The updated 2013 World Series odds were released today by online oddsmaker Bovada. The Dodgers are the strong favorites at 13:4. The Detroit Tigers are second at 19:4. This represents a shift since the last time Bovada released its odds on Aug. 16, when the Dodgers were the cautious 9:2 favorites, edging the Tigers (5:1) for the first time all season.

In the National League, the Atlanta Braves (11:4) are given the best chance of knocking off the Dodgers (3:2) for the pennant.

Rather than liking those odds, fans offered feedback in step with the I’ll-believe-it-when-I-see-it pessimism that’s prevailed since … well … you tell me.

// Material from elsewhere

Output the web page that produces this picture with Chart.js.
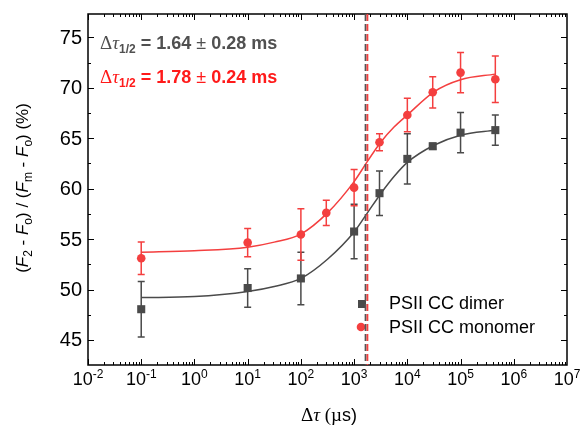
<!DOCTYPE html>
<html>
<head>
<meta charset="utf-8">
<script src="https://cdn.jsdelivr.net/npm/chart.js@4/dist/chart.umd.min.js"></script>
<style>
  html, body { margin: 0; padding: 0; background: #fff; }
  #wrap { width: 582px; height: 427px; }
</style>
</head>
<body>
<div id="wrap"><canvas id="myChart" width="582" height="427"></canvas></div>
<script>
const dimerX = [0.1, 10, 100, 1000, 3000, 10000, 30000, 100000, 450000];
const dimerY = [48.05, 50.15, 51.1, 55.75, 59.55, 62.95, 64.2, 65.55, 65.8];
const dimerErr = [2.75, 1.9, 2.6, 2.7, 2.2, 2.5, 0.3, 2.0, 1.5];

const monoX = [0.1, 10, 100, 300, 1000, 3000, 10000, 30000, 100000, 450000];
const monoY = [53.1, 54.65, 55.45, 57.6, 60.1, 64.6, 67.3, 69.55, 71.5, 70.85];
const monoErr = [1.6, 1.4, 2.55, 1.25, 1.8, 0.85, 1.65, 1.55, 2.0, 2.3];

// fitted curves
const fitX = [0.1, 1, 10, 31.6, 100, 316, 1000, 1778, 3162, 5623, 10000, 31623, 100000, 450000];
const dimerFit = [49.2, 49.3, 49.8, 50.3, 51.1, 53.0, 55.7, 57.6, 59.5, 61.2, 62.6, 64.3, 65.3, 65.8];
const monoFit = [53.7, 53.85, 54.2, 54.7, 55.5, 57.6, 60.7, 62.7, 64.6, 66.1, 67.3, 69.6, 70.8, 71.35];

// half-times (us) for the dashed markers
const tauDimer = 1640;
const tauMono = 1780;

const xExponents = [-2, -1, 0, 1, 2, 3, 4, 5, 6, 7];
const yTickValues = [45, 50, 55, 60, 65, 70, 75];
const yMinorValues = [47.5, 52.5, 57.5, 62.5, 67.5, 72.5];

const legendNames = ['PSII CC dimer', 'PSII CC monomer'];

const GREY = '#4a4a4a';
const RED = '#f43f3f';
const SANS = '"Liberation Sans", Arial, sans-serif';
const SERIF = '"Liberation Serif", "Times New Roman", serif';

function pts(xs, ys) {
  return xs.map((x, i) => ({ x: x, y: ys[i] }));
}

// draw a run of text pieces [{t, font, dy, color}] starting at x
function drawRuns(ctx, runs, x, y, align) {
  let total = 0;
  runs.forEach(r => { ctx.font = r.font; r.w = ctx.measureText(r.t).width; total += r.w; });
  let cx = align === 'center' ? x - total / 2 : x;
  ctx.textAlign = 'left';
  ctx.textBaseline = 'alphabetic';
  runs.forEach(r => {
    ctx.font = r.font;
    ctx.fillStyle = r.color || '#000';
    ctx.fillText(r.t, cx, y + (r.dy || 0));
    cx += r.w;
  });
}

const errorBars = {
  id: 'errorBars',
  beforeDatasetsDraw(chart) {
    const ctx = chart.ctx;
    const xs = chart.scales.x, ys = chart.scales.y;
    const sets = [[dimerX, dimerY, dimerErr, GREY], [monoX, monoY, monoErr, RED]];
    ctx.save();
    ctx.lineWidth = 1.5;
    sets.forEach(([X, Y, E, col]) => {
      ctx.strokeStyle = col;
      X.forEach((xv, i) => {
        const px = xs.getPixelForValue(xv);
        const top = ys.getPixelForValue(Y[i] + E[i]);
        const bot = ys.getPixelForValue(Y[i] - E[i]);
        ctx.beginPath();
        ctx.moveTo(px, top); ctx.lineTo(px, bot);
        ctx.moveTo(px - 3.5, top); ctx.lineTo(px + 3.5, top);
        ctx.moveTo(px - 3.5, bot); ctx.lineTo(px + 3.5, bot);
        ctx.stroke();
      });
    });
    ctx.restore();
  }
};

const frame = {
  id: 'frame',
  afterDraw(chart) {
    const ctx = chart.ctx;
    const xs = chart.scales.x, ys = chart.scales.y;
    const a = chart.chartArea;
    ctx.save();

    // axis box
    ctx.strokeStyle = '#000';
    ctx.lineWidth = 1.5;
    ctx.strokeRect(a.left, a.top, a.right - a.left, a.bottom - a.top);

    // x ticks (log), inward on bottom and top
    ctx.lineWidth = 1;
    ctx.beginPath();
    for (let d = -2; d <= 6; d++) {
      for (let k = 1; k <= 9; k++) {
        const v = k * Math.pow(10, d);
        const px = Math.round(xs.getPixelForValue(v)) + 0.5;
        const len = k === 1 ? 6 : 3;
        ctx.moveTo(px, a.bottom); ctx.lineTo(px, a.bottom - len);
        ctx.moveTo(px, a.top); ctx.lineTo(px, a.top + len);
      }
    }
    // y ticks, inward on left and right
    yTickValues.concat(yMinorValues).forEach(v => {
      const py = Math.round(ys.getPixelForValue(v)) + 0.5;
      const len = yTickValues.includes(v) ? 6 : 3;
      ctx.moveTo(a.left, py); ctx.lineTo(a.left + len, py);
      ctx.moveTo(a.right, py); ctx.lineTo(a.right - len, py);
    });
    ctx.stroke();

    // y tick labels
    ctx.fillStyle = '#000';
    ctx.font = '20px ' + SANS;
    ctx.textAlign = 'right';
    ctx.textBaseline = 'middle';
    yTickValues.forEach(v => {
      ctx.fillText(String(v), a.left - 6, ys.getPixelForValue(v) + 1);
    });

    // x tick labels 10^n
    xExponents.forEach(e => {
      const px = xs.getPixelForValue(Math.pow(10, e));
      drawRuns(ctx, [
        { t: '10', font: '18px ' + SANS },
        { t: String(e), font: '12px ' + SANS, dy: -7 }
      ], px, a.bottom + 20, 'center');
    });

    // x title
    drawRuns(ctx, [
      { t: '\u0394', font: '19px ' + SERIF },
      { t: '\u03c4', font: 'italic 19px ' + SERIF },
      { t: ' (\u00b5', font: '19px ' + SERIF },
      { t: 's)', font: '18px ' + SANS }
    ], 329, 421, 'center');

    // y title (rotated)
    ctx.save();
    ctx.translate(28, 188);
    ctx.rotate(-Math.PI / 2);
    const f = '17px ' + SANS, fi = 'italic 17px ' + SANS, fs = '12px ' + SANS;
    drawRuns(ctx, [
      { t: '(', font: f }, { t: 'F', font: fi }, { t: '2', font: fs, dy: 4 },
      { t: ' - ', font: f }, { t: 'F', font: fi }, { t: 'o', font: fs, dy: 4 },
      { t: ') / (', font: f }, { t: 'F', font: fi }, { t: 'm', font: fs, dy: 4 },
      { t: ' - ', font: f }, { t: 'F', font: fi }, { t: 'o', font: fs, dy: 4 },
      { t: ') (%)', font: f }
    ], 0, 0, 'center');
    ctx.restore();

    // half-time annotations
    const note = (val, err, col, y) => {
      drawRuns(ctx, [
        { t: '\u0394', font: '19px ' + SERIF, color: col },
        { t: '\u03c4', font: 'italic 19px ' + SERIF, color: col },
        { t: '1/2', font: 'bold 12px ' + SANS, dy: 4, color: col },
        { t: ' = ' + val + ' ', font: 'bold 18px ' + SANS, color: col },
        { t: '\u00b1', font: '18px ' + SANS, color: col },
        { t: ' ' + err + ' ms', font: 'bold 18px ' + SANS, color: col }
      ], 100, y, 'left');
    };
    note('1.64', '0.28', '#505050', 49);
    note('1.78', '0.24', '#ff1a1a', 83);

    // legend
    ctx.fillStyle = GREY;
    ctx.fillRect(358, 300, 8, 8);
    ctx.fillStyle = RED;
    ctx.beginPath();
    ctx.arc(361, 327, 4.3, 0, Math.PI * 2);
    ctx.fill();
    ctx.fillStyle = '#000';
    ctx.font = '18px ' + SANS;
    ctx.textAlign = 'left';
    ctx.textBaseline = 'middle';
    ctx.fillText(legendNames[0], 389, 304);
    ctx.fillText(legendNames[1], 389, 328);

    // dashed half-time lines
    ctx.lineWidth = 1.8;
    ctx.setLineDash([7, 3]);
    [[tauDimer, '#555555'], [tauMono, RED]].forEach(([t, col]) => {
      const px = xs.getPixelForValue(t);
      ctx.strokeStyle = col;
      ctx.beginPath();
      ctx.moveTo(px, a.top);
      ctx.lineTo(px, a.bottom);
      ctx.stroke();
    });
    ctx.restore();
  }
};

const canvas = document.getElementById('myChart');
new Chart(canvas.getContext('2d'), {
  type: 'scatter',
  data: {
    datasets: [
      {
        label: 'dimer fit',
        data: pts(fitX, dimerFit),
        showLine: true,
        borderColor: GREY,
        borderWidth: 1.5,
        pointRadius: 0,
        cubicInterpolationMode: 'monotone'
      },
      {
        label: 'monomer fit',
        data: pts(fitX, monoFit),
        showLine: true,
        borderColor: RED,
        borderWidth: 1.5,
        pointRadius: 0,
        cubicInterpolationMode: 'monotone'
      },
      {
        label: legendNames[0],
        data: pts(dimerX, dimerY),
        showLine: false,
        pointStyle: 'rect',
        pointRadius: 5.7,
        pointBorderWidth: 0,
        backgroundColor: GREY,
        borderColor: GREY
      },
      {
        label: legendNames[1],
        data: pts(monoX, monoY),
        showLine: false,
        pointStyle: 'circle',
        pointRadius: 4.3,
        pointBorderWidth: 0,
        backgroundColor: RED,
        borderColor: RED
      }
    ]
  },
  options: {
    responsive: false,
    animation: false,
    layout: { padding: { left: 88, right: 15, top: 14, bottom: 62 } },
    plugins: { legend: { display: false }, tooltip: { enabled: false } },
    scales: {
      x: { type: 'logarithmic', min: 0.01, max: 1e7, display: false },
      y: { type: 'linear', min: 42.52, max: 77.31, display: false }
    }
  },
  plugins: [errorBars, frame]
});
</script>
</body>
</html>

Quick psychological litmus test: When the Dodgers fell short of the playoffs last season, did you accept your inevitable fate or feel genuinely disappointed? When the Dodgers became the first team since 1942 to go on a 42-8 streak over 50 games in July and August, did you start looking forward to October or wonder how your team would manage to blow it? Would you have fired Don Mattingly by now?

If you’ve worn off the paint on the PANIC button to the point it’s become PC, today’s odds probably come as little comfort. Maybe a little skepticism is healthy. It’s not unearned. But if the Dodgers’ bandwagon were a Walmart, some crusty old guy would be standing front and center, restraining a smile and greeting new visitors with a reminder about no World Series appearances since the 1988 championship. Or so I imagine.

In the early days of sports blogs, DodgerBlues.com was among my favorites. Maybe it’s a sign of newfound optimism that the site hasn’t been updated in a year and a half (and that the last blog entry portended hope — a symbolic death of “Dodger blues”?). It’s also telling that the site exists at all, and that the Kirk Gibson fist-pump clock is still rolling.

Accept it, Dodger fans: Your team is the big favorite now. Whatever that means.